Summary — HB 4507 (Public Health Code: sentencing for certain deadly drug/device offenses)
Status and basic info
- Bill: HB 4507 — amends section 17764 of the Public Health Code (MCL 333.17764).
- Sponsor: Rep. Sarah Lightner. Filed March 12, 2025; introduced May 21, 2025; committee work in April–June 2025; placed on third reading July 24, 2025.
- Tie-bar: Cannot take effect unless HB 4506 is enacted. HB 4506 creates the new sentencing/resentencing procedure (proposed MCL 769.25b); HB 4508 makes parallel Penal Code changes.
Purpose / intent
- To create a statutory procedure by which defendants who were 19 or 20 years old at the time of a qualifying offense can be considered for a sentence of life without parole (LWOP), following an individualized judicial process similar to existing protections for those under 18.

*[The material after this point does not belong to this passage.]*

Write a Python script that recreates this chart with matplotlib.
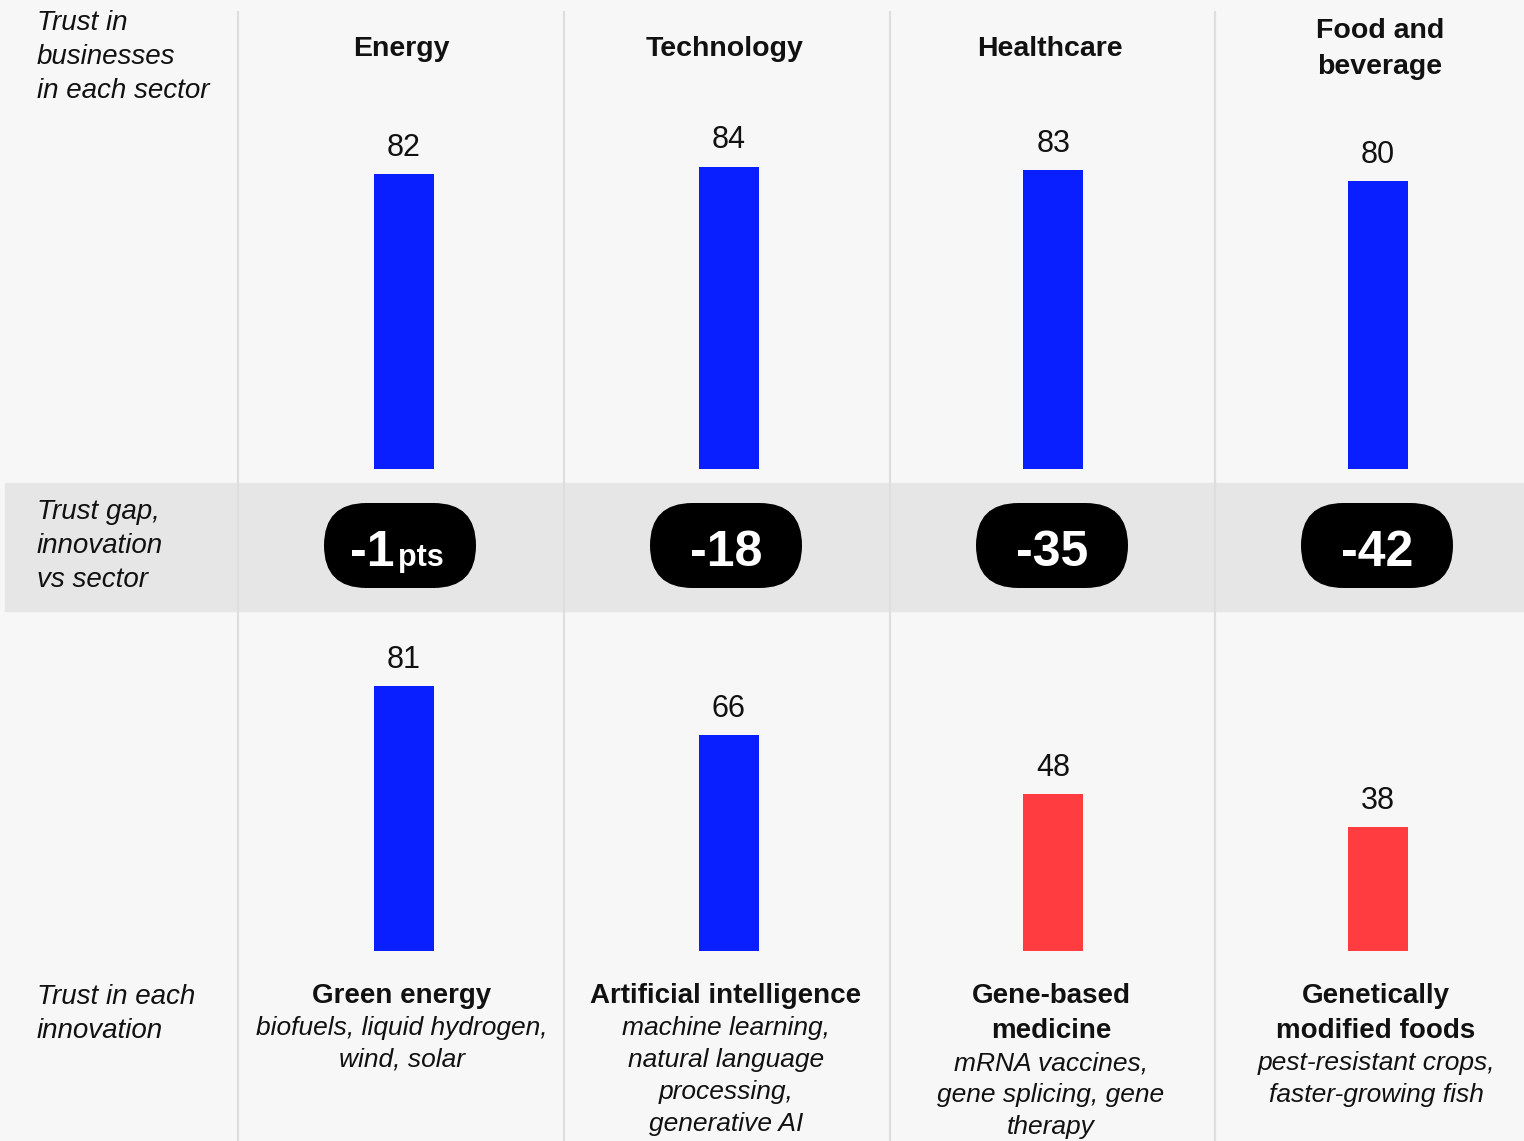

Key substantive provisions
- Amends MCL 333.17764 to preserve the existing prohibitions and penalties in the Public Health Code for adulterating, misbranding, or otherwise contaminating drugs/devices, while modifying the LWOP sentencing reference to allow application of the new judicial process (sections 25, 25a, and newly proposed 25b of Chapter IX of the Code of Criminal Procedure).
- Under the companion procedural framework (HB 4506 / proposed MCL 769.25b), prosecutors may file a motion seeking LWOP for defendants who were 19 or 20 at the time of the offense. Important deadlines and procedures:
- Motion must be filed no later than 42 days after conviction.

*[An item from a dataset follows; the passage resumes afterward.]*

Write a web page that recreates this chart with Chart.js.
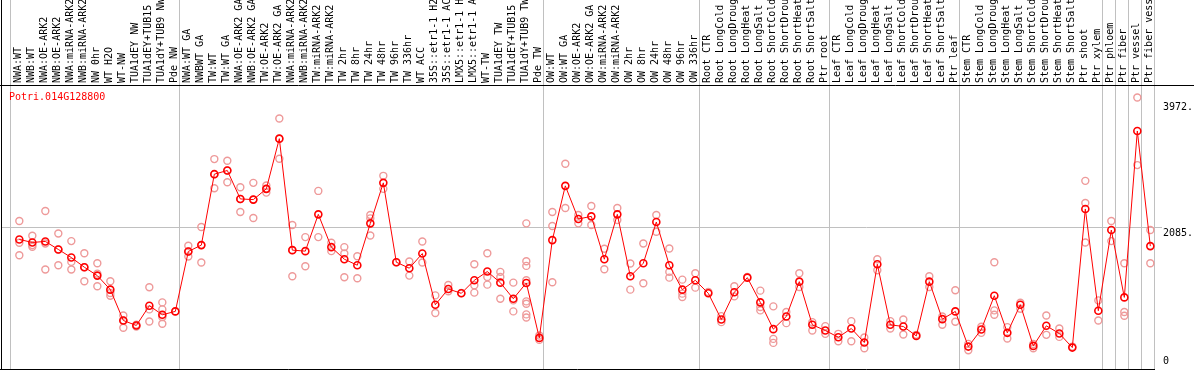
<!DOCTYPE html>
<html>
<head>
<meta charset="utf-8">
<script src="https://cdn.jsdelivr.net/npm/chart.js@4.4.1/dist/chart.umd.min.js"></script>
<style>
  html, body { margin: 0; padding: 0; background: #fff; }
  #wrap { width: 1194px; height: 370px; }
</style>
</head>
<body>
<div id="wrap"><canvas id="exprChart" width="1194" height="370"></canvas></div>
<script>
const geneName = 'Potri.014G128800';

const sampleLabels = [
    'NWA:WT', 'NWB:WT', 'NWA:OE-ARK2', 'NWB:OE-ARK2', 'NWA:miRNA-ARK2', 'NWB:miRNA-ARK2',
    'NW 0hr', 'WT H2O', 'WT-NW', 'TUA1dEY NW', 'TUA1dEY+TUB15', 'TUA1dY+TUB9 NW', 'Pde NW',
    'NWA:WT GA', 'NWBWT GA', 'TW:WT', 'TW:WT GA', 'NWA:OE-ARK2 GA', 'NWB:OE-ARK2 GA',
    'TW:OE-ARK2', 'TW:OE-ARK2 GA', 'NWA:miRNA-ARK2', 'NWB:miRNA-ARK2', 'TW:miRNA-ARK2',
    'TW:miRNA-ARK2', 'TW 2hr', 'TW 8hr', 'TW 24hr', 'TW 48hr', 'TW 96hr', 'TW 336hr', 'WT ACC',
    '35S::etr1-1 H2O', '35S::etr1-1 ACC', 'LMX5::etr1-1 H2O', 'LMX5::etr1-1 ACC', 'WT-TW',
    'TUA1dEY TW', 'TUA1dEY+TUB15', 'TUA1dY+TUB9 TW', 'Pde TW',
    'OW:WT', 'OW:WT GA', 'OW:OE-ARK2', 'OW:OE-ARK2 GA', 'OW:miRNA-ARK2', 'OW:miRNA-ARK2',
    'OW 2hr', 'OW 8hr', 'OW 24hr', 'OW 48hr', 'OW 96hr', 'OW 336hr',
    'Root CTR', 'Root LongCold', 'Root LongDrought', 'Root LongHeat', 'Root LongSalt',
    'Root ShortCold', 'Root ShortDrought', 'Root ShortHeat', 'Root ShortSalt', 'Ptr root',
    'Leaf CTR', 'Leaf LongCold', 'Leaf LongDrought', 'Leaf LongHeat', 'Leaf LongSalt',
    'Leaf ShortCold', 'Leaf ShortDrought', 'Leaf ShortHeat', 'Leaf ShortSalt', 'Ptr leaf',
    'Stem CTR', 'Stem LongCold', 'Stem LongDrought', 'Stem LongHeat', 'Stem LongSalt',
    'Stem ShortCold', 'Stem ShortDrought', 'Stem ShortHeat', 'Stem ShortSalt', 'Ptr shoot',
    'Ptr xylem', 'Ptr phloem', 'Ptr fiber', 'Ptr vessel', 'Ptr fiber vessel'
];

const meanValues = [
    1911, 1866, 1881, 1761, 1640, 1495, 1369, 1159, 697, 622, 918, 783, 833,
    1731, 1826, 2889, 2944, 2518, 2508, 2669, 3421, 1751, 1736, 2287, 1796, 1615,
    1525, 2152, 2759, 1570, 1480, 1700, 933, 1169, 1104, 1299, 1430, 1264, 1023, 1259, 436,
    1901, 2714, 2217, 2257, 1615, 2287, 1359, 1555, 2172, 1525, 1159, 1299,
    1104, 712, 1119, 1339, 968, 567, 757, 1279, 632, 547,
    446, 577, 366, 1540, 632, 607, 466, 1279, 717, 833,
    306, 562, 1068, 512, 933, 316, 617, 502, 291, 2368,
    843, 2052, 1043, 3536, 1811
];

const replicateValues = [
    [2187, 1861, 1675], [1966, 1826, 1801], [2337, 1851, 1460], [2001, 1761, 1525],
    [1886, 1575, 1460], [1705, 1495, 1284], [1555, 1399, 1209], [1284, 1109, 1068],
    [772, 587, 697], [632, 607], [1194, 863, 682], [968, 863, 747, 647], [833],
    [1816, 1731, 1655], [2097, 1826, 1565], [3115, 2889, 2679], [3090, 2944, 2769],
    [2694, 2518, 2322], [2759, 2508, 2232], [2719, 2669, 2613], [3722, 3421, 3120],
    [2127, 1751, 1359], [1946, 1510], [2638, 1946], [1861, 1736], [1796, 1700, 1344],
    [1660, 1329], [2277, 2227, 1971], [2864, 2669], [1570], [1580, 1369], [1881, 1565],
    [1073, 808], [1229, 1134], [1109], [1540, 1224, 1114], [1705, 1349, 1234],
    [1425, 1349, 1023], [1264, 998, 833], [2152, 1585, 1515, 1299, 983, 948, 788, 742],
    [472, 406],
    [2322, 2112, 1269], [3045, 2383], [2277, 2152], [2413, 2127], [1771, 1465],
    [2383, 2202], [1550, 1159], [1851, 1254], [2277, 2026], [1776, 1425, 1339],
    [1309, 1099, 1048], [1404, 1189],
    [1124], [762, 672], [1209, 1058], [1349], [1144, 898, 848], [908, 421, 361],
    [823, 657], [1404, 1199], [672, 547], [612, 497],
    [497, 386], [687, 386], [441, 281], [1615, 1450], [687, 577], [712, 487], [482],
    [1359, 1199], [757, 632], [1149, 677],
    [346, 251], [602, 512], [1570, 848, 783], [597, 426], [963, 873], [346, 281],
    [772, 482], [577, 451], [306], [2789, 2458, 1866],
    [998, 697], [2187, 1886], [1555, 823, 767], [4038, 3025], [2052, 1555]
];

// last sample index of each group, a grey separator follows it
const groupEnds = [-1, 12, 40, 52, 62, 72, 83, 84, 85, 86, 87];

const yTickValues = [0, 2085, 3972];
const yTickLabels = ['0', '2085.', '3972.'];

const monoFont = 'DejaVu Sans Mono';

const meanPoints = meanValues.map((v, i) => ({ x: i, y: v }));
const replicatePoints = [];
replicateValues.forEach((reps, i) => {
    reps.forEach(v => replicatePoints.push({ x: i, y: v }));
});

const framePlugin = {
    id: 'frame',
    beforeDatasetsDraw(chart) {
        const { ctx, chartArea, scales } = chart;
        ctx.save();
        ctx.strokeStyle = '#c0c0c0';
        ctx.lineWidth = 1;
        groupEnds.forEach(e => {
            const px = Math.round(scales.x.getPixelForValue(e + 0.36)) - 0.5;
            ctx.beginPath();
            ctx.moveTo(px, 0);
            ctx.lineTo(px, 370);
            ctx.stroke();
        });
        ctx.restore();
    },
    afterDraw(chart) {
        const { ctx, chartArea, scales } = chart;
        ctx.save();
        // black frame lines
        ctx.strokeStyle = '#000';
        ctx.lineWidth = 1;
        ctx.beginPath();
        ctx.moveTo(1.5, 0);
        ctx.lineTo(1.5, 370);
        ctx.moveTo(0, 85.5);
        ctx.lineTo(1194, 85.5);
        ctx.moveTo(0, 369.5);
        ctx.lineTo(chartArea.right, 369.5);
        ctx.stroke();

        // rotated sample labels in the header
        ctx.fillStyle = '#000';
        ctx.font = '10px "' + monoFont + '"';
        ctx.textAlign = 'left';
        ctx.textBaseline = 'middle';
        sampleLabels.forEach((label, i) => {
            const px = scales.x.getPixelForValue(i);
            ctx.save();
            ctx.translate(px - 1, 83);
            ctx.rotate(-Math.PI / 2);
            ctx.fillText(label, 0, 0);
            ctx.restore();
        });

        // gene name
        ctx.fillStyle = '#ff0000';
        ctx.fillText(geneName, 9, 97);
        ctx.restore();
    }
};

new Chart(document.getElementById('exprChart'), {
    type: 'line',
    data: {
        datasets: [{
            data: meanPoints,
            borderColor: '#ff0000',
            borderWidth: 1,
            pointRadius: 3.5,
            pointBorderWidth: 1.6,
            pointBorderColor: '#ff0000',
            pointBackgroundColor: 'rgba(0,0,0,0)',
            tension: 0,
            order: 0
        }, {
            type: 'scatter',
            data: replicatePoints,
            showLine: false,
            pointRadius: 3.5,
            pointBorderWidth: 1.4,
            pointBorderColor: '#ee9a9a',
            pointBackgroundColor: 'rgba(0,0,0,0)',
            order: 1
        }]
    },
    options: {
        responsive: false,
        animation: false,
        layout: { autoPadding: false, padding: { top: 86, left: 1, right: 0, bottom: 3 } },
        plugins: {
            legend: { display: false },
            tooltip: { enabled: false }
        },
        scales: {
            x: {
                type: 'linear',
                display: false,
                min: -1.41,
                max: 87.36
            },
            y: {
                position: 'right',
                min: 0,
                max: 4210,
                afterBuildTicks: scale => {
                    scale.ticks = yTickValues.map(v => ({ value: v }));
                },
                afterFit: scale => {
                    scale.width = 39;
                    scale.paddingTop = 0;
                    scale.paddingBottom = 0;
                },
                border: { display: false },
                grid: {
                    color: ctx => (ctx.tick && ctx.tick.value === 2085) ? '#c0c0c0' : 'rgba(0,0,0,0)',
                    tickLength: 7,
                    drawTicks: true
                },
                ticks: {
                    padding: 1,
                    color: '#000',
                    font: { family: monoFont, size: 10 },
                    callback: (value, index) => {
                        const text = yTickLabels[yTickValues.indexOf(value)];
                        return value === 0 ? [text, ''] : ['', text];
                    }
                }
            }
        }
    },
    plugins: [framePlugin]
});
</script>
</body>
</html>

- For defendants convicted before the bill’s effective date, prosecutors may move for resentencing within 360 days after that date; any resentenced defendant receives credit for time served.

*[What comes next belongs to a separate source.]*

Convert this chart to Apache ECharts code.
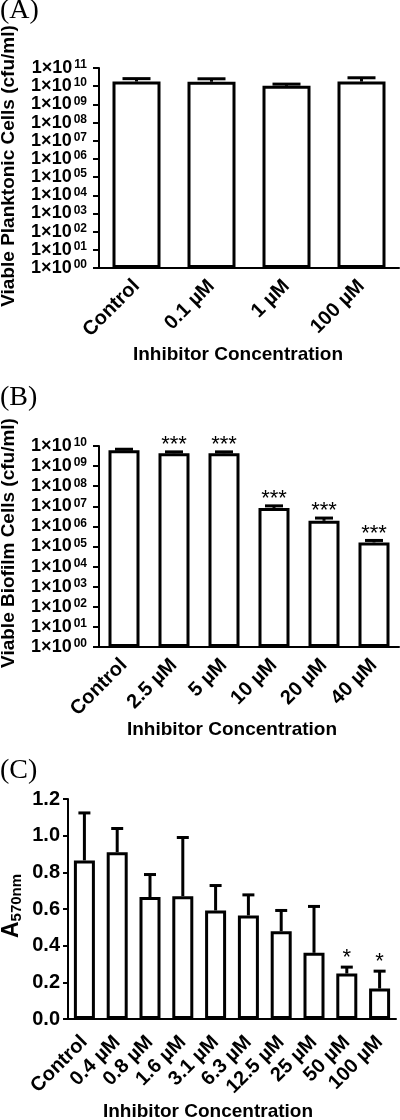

- Defendant must file a response within 14 days of notice.
- Court must hold a hearing, consider Miller v. Alabama (and related youth-specific sentencing factors), the defendant’s record while incarcerated, and any other relevant criteria.
- Victims of the original offense must be given the opportunity to appear and give an oral impact statement under the William Van Regenmorter Crime Victim’s Rights Act.
- Sentencing outcomes:
- The sentencing judge (or successor) must decide between imposing LWOP or a term-of-years sentence with a minimum between 35 and 50 years and a maximum of not less than 80 years. Any term-of-years sentence must run consecutively to sentences for offenses arising from the same transaction.
- If the prosecutor does not timely file a motion for LWOP, the court must impose the required term-of-years range instead.
- HB 4507 specifically modifies the Public Health Code §§ 17764(7) LWOP language to incorporate the procedures of sections 25/25a/25b (i.e., the new individualized consideration for 19- and 20‑year‑olds).
Offenses affected
- The bill’s procedural change applies to qualifying deadly offenses referenced in the Public Health Code provision and corresponding Penal Code provisions, including (among others):
- Adulterating/misbranding drugs/devices that, with intent to kill or to cause serious impairment of a body function of two or more people, results in death (public-health-code provision targeted by HB 4507).
- Acts that willfully mingle poison into food/drink/water causing death.
- First-degree murder, premeditated terrorism causing death, explosives/bombs/harmful-device offenses, and any other offense where parole eligibility is expressly denied under state law (HB 4508 addresses the Penal Code cross‑references).
- Note: HB 4507 mainly updates statutory cross‑references so the Public Health Code offenses are subject to the new youth‑focused LWOP procedure created in HB 4506.
Background / legal context
- The bills respond to Eighth Amendment and state-law developments (Miller v. Alabama, Montgomery v. Louisiana) and Michigan case law (People v. Parks extending protections to 18‑year‑olds). HB 4506–4508 extend an individualized sentencing framework to 19‑ and 20‑year‑olds for the limited set of LWOP-eligible crimes.
Potential impact
- Creates a path for prosecutors to seek LWOP for 19–20-year-old offenders of specified deadly drug/device and related offenses, but requires individualized hearings where youth-related mitigating factors must be considered.
- Authorizes resentencing motions for eligible defendants previously convicted, subject to filing deadlines.
- Changes are contingent on enactment of HB 4506; absent HB 4506, HB 4507 would not take effect.